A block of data
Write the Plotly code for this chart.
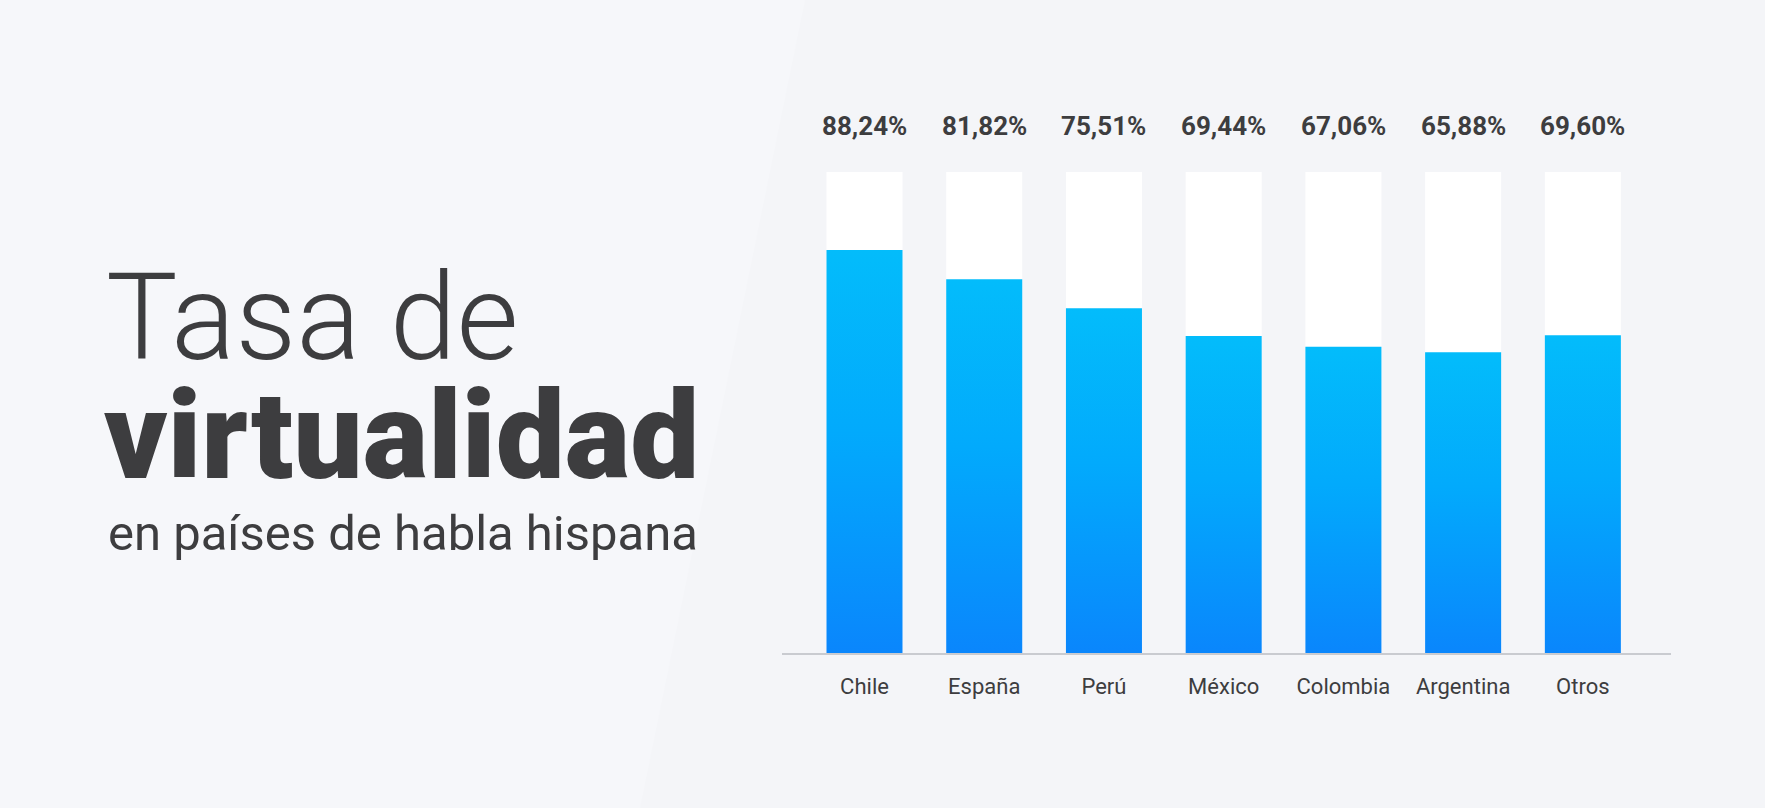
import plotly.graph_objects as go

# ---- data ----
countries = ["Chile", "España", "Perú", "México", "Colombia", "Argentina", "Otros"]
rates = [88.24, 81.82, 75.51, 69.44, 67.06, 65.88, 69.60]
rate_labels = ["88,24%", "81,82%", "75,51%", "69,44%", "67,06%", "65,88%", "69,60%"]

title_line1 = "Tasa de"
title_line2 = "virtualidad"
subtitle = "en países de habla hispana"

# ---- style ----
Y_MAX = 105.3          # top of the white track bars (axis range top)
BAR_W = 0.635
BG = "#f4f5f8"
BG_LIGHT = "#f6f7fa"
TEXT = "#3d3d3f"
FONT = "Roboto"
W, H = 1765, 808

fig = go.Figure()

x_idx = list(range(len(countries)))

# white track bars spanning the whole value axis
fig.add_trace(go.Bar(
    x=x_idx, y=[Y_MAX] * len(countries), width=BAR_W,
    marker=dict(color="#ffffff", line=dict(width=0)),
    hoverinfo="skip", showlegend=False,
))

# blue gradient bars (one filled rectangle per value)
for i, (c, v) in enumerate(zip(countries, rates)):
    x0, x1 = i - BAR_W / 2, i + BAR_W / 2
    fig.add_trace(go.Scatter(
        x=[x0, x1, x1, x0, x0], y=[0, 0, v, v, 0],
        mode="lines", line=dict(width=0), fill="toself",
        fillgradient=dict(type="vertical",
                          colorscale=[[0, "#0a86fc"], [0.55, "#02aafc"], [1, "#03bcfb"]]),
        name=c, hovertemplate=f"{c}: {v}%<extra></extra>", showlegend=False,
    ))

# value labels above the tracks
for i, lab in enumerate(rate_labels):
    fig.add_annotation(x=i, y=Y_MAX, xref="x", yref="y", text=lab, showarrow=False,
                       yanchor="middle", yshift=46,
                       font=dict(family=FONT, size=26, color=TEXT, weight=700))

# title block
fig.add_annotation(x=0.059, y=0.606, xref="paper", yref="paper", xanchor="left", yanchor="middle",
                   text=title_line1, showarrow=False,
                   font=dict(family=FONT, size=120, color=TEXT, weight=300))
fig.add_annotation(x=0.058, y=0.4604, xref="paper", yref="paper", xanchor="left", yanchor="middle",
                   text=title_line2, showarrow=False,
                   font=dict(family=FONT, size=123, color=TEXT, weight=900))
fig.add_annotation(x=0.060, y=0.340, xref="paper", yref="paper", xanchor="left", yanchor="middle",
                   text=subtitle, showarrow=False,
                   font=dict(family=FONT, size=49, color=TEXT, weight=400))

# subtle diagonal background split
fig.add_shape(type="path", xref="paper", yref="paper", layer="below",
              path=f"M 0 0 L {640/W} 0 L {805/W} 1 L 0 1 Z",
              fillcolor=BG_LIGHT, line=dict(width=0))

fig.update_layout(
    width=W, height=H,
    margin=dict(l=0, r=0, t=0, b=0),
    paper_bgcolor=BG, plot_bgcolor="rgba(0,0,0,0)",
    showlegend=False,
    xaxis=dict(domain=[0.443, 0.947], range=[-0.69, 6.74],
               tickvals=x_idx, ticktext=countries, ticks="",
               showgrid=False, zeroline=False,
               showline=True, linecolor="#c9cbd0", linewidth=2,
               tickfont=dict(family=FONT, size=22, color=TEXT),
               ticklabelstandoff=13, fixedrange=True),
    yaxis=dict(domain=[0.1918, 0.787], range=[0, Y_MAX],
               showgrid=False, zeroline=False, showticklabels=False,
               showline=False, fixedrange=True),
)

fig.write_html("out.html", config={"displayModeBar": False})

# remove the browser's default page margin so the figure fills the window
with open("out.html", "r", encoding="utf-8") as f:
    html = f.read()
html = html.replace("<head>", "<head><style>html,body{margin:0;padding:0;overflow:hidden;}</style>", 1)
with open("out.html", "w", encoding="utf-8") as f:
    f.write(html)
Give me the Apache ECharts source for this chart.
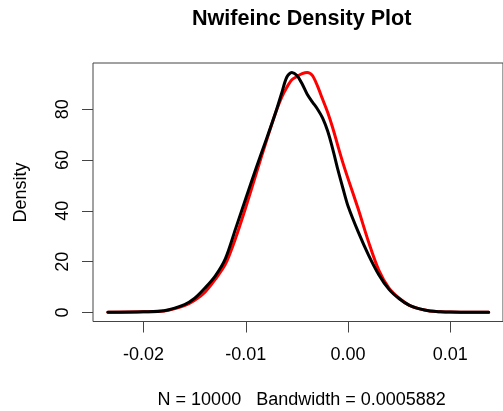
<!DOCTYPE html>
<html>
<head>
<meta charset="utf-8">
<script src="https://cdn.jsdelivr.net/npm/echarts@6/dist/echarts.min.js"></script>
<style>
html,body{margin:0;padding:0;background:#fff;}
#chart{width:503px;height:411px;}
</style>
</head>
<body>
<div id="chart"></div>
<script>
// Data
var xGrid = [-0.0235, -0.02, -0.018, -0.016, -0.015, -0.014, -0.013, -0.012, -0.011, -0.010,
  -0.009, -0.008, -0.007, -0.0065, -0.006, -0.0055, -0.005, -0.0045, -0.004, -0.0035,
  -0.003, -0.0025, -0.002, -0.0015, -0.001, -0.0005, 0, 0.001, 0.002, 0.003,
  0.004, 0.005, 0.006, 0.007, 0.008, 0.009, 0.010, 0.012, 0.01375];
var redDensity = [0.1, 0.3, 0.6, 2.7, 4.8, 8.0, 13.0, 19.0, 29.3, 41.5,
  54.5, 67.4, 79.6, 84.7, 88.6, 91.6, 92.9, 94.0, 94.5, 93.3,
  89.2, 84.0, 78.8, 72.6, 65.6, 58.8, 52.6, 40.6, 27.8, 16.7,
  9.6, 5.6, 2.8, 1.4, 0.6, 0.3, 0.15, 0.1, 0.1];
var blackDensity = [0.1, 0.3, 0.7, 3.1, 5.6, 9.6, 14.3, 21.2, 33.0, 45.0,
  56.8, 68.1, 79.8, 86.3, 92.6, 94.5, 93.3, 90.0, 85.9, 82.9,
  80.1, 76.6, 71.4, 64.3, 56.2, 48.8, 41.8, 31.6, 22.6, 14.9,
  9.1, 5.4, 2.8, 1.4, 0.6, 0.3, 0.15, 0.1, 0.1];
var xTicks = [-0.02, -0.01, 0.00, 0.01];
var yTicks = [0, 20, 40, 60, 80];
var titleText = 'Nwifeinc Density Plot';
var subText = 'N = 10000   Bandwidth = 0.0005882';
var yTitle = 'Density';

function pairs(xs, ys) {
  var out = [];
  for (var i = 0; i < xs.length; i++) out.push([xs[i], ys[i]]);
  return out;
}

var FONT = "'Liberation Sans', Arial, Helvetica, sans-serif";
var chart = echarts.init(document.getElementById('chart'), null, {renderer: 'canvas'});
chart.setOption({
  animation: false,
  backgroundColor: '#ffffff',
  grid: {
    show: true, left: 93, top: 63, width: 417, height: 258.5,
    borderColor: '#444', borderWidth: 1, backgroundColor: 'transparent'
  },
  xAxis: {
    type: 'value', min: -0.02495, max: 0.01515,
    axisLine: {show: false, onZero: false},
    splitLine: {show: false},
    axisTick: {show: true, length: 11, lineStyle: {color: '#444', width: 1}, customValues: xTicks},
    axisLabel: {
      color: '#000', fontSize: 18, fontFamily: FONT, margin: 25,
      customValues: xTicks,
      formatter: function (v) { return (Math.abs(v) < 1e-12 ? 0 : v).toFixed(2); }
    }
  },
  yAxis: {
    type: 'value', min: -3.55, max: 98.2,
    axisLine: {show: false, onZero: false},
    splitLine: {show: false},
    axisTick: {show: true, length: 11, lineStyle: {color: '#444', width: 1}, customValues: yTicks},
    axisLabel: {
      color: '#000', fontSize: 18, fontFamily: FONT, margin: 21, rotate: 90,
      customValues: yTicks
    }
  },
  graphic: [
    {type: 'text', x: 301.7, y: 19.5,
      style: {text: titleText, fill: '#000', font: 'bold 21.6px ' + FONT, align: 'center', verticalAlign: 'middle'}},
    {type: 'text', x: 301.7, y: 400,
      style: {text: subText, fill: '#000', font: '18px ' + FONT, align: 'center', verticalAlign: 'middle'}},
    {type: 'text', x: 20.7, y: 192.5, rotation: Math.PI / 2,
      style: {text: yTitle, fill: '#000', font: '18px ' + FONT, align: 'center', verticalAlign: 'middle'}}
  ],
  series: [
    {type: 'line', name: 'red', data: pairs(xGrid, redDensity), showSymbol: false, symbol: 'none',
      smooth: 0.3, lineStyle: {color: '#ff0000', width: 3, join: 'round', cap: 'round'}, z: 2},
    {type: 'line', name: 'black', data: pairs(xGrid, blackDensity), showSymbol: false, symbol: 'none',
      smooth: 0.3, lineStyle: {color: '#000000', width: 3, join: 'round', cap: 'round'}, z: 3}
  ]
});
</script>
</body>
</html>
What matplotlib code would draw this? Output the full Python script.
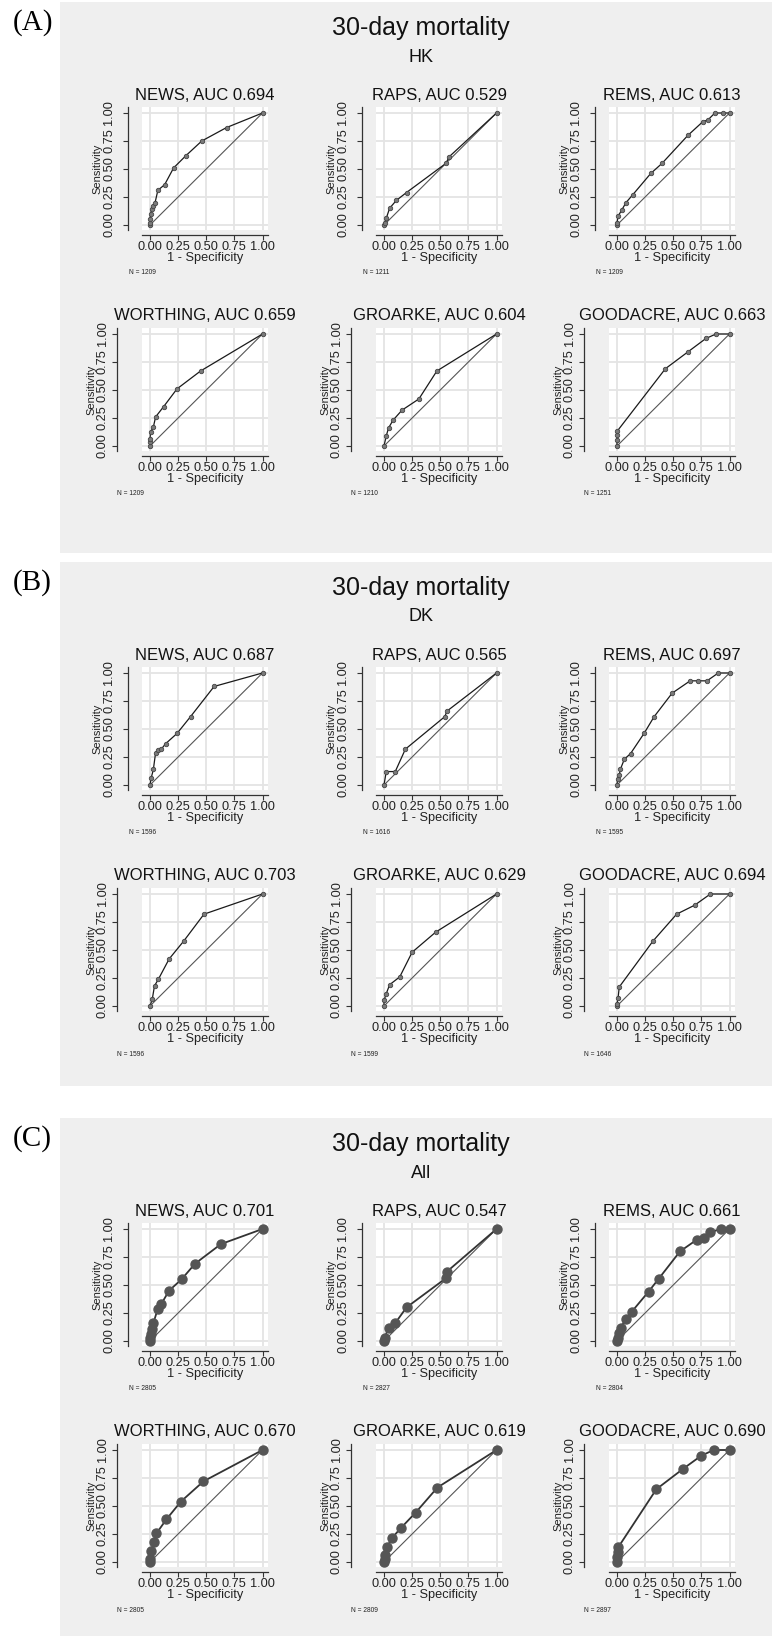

(Written task): Work through the records line by line and tally those holding "this". Reply with the number alone.

(Solved exercise): 3